Stephen Fullerton, president of the American Indian student group, wrote in a guest column published by The Standard that the paper “owes the American Indian population, as well as the larger student body, an apology for the inaccurate and untimely reporting of Native American Heritage and for this stunningly poor taste cartoon.”
Fullerton said he and other members of the group filed a complaint with the university’s Office of Equal Opportunity, which investigates violations of the school’s anti-discrimination policy. The policy states that no university office or university-sponsored activity can discriminate on the basis of race, color, religion, sex, national origin, ancestry, age, disability or veteran status.
Phillips and Wanda Brandon, The Standard’s adviser, were told that the group demanded that the adviser and editor be fired, the staff go through diversity training, the paper devote one page periodically to multicultural or Native American issues and the paper issue an apology.
Phillips refused to comply with the requests and was informed by the Office of Equal Opportunity that the next step was mediation with the complaining party. Phillips said she signed a confidentiality agreement before entering into mediation.
“My hope was that sitting down and talking to the people who were upset, like rational adults, might give us more understanding [of each other’s viewpoints],” Phillips said. She said that she thought part of the problem was a lack of communication.
“The dispute wasn’t resolved to anything that met the standards of the complainants,” Phillips said. “Being agreeable probably didn’t help anything.”
Phillips said she agreed to the mediation because she wants the campus community to know that she cares “enough to sit down and listen to what they have to say.”
Brandon decided she would not participate in the mediation process because she “didn’t think it was right or legal.” She said that as an adviser, she does not have control over the paper’s content.
Brandon said she did not agree with Phillips’ decision to go through with the mediation process.
“I thought it was a bad move and sets a bad precedent,” she said. “When I decided it was wrong, I invited her to join me … she said she didn’t want to, and she decided to do the mediation.”
Both Brandon and Phillips said they are waiting to see if formal complaints will be filed against them.
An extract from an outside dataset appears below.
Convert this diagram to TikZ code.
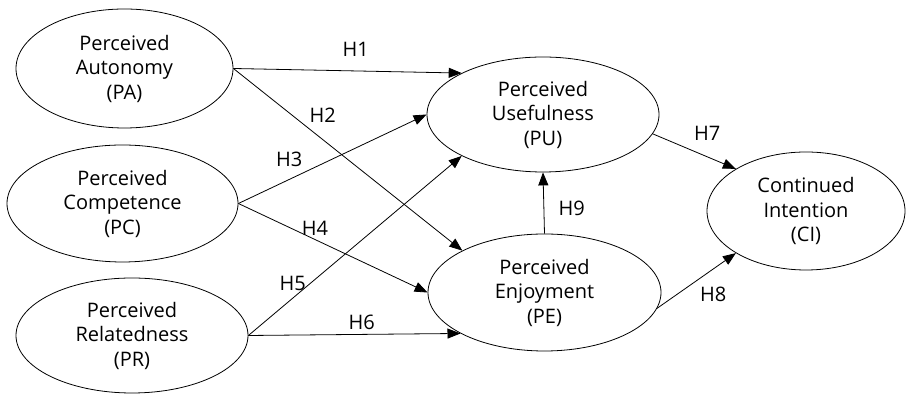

Greg Lukianoff, the director for legal and public advocacy with the Foundation for Individual Rights in Education, said he has written legal opinion letters to the university on behalf of Phillips and Brandon.
“The investigation of First Amendment-protected activities for potential punishment is generally considered to be far beyond the power of any state official or agency of the state for fairly obvious reasons,” Lukianoff said. “At the current level, it’s certainly very chilling what they’re doing, investigating something that could not be more clearly protected.”
Lukianoff said that the Office of Equal Opportunity should not be involved.
“This has been settled in the realm of public debate and discussion,” Lukianoff said. “If the Native American students are angry that people didn’t wholeheartedly agree with them … that may be regrettable for them, but that doesn’t mean they suddenly have the right to appeal to official power to censor.”
The Office of Equal Opportunity declined to comment on the case.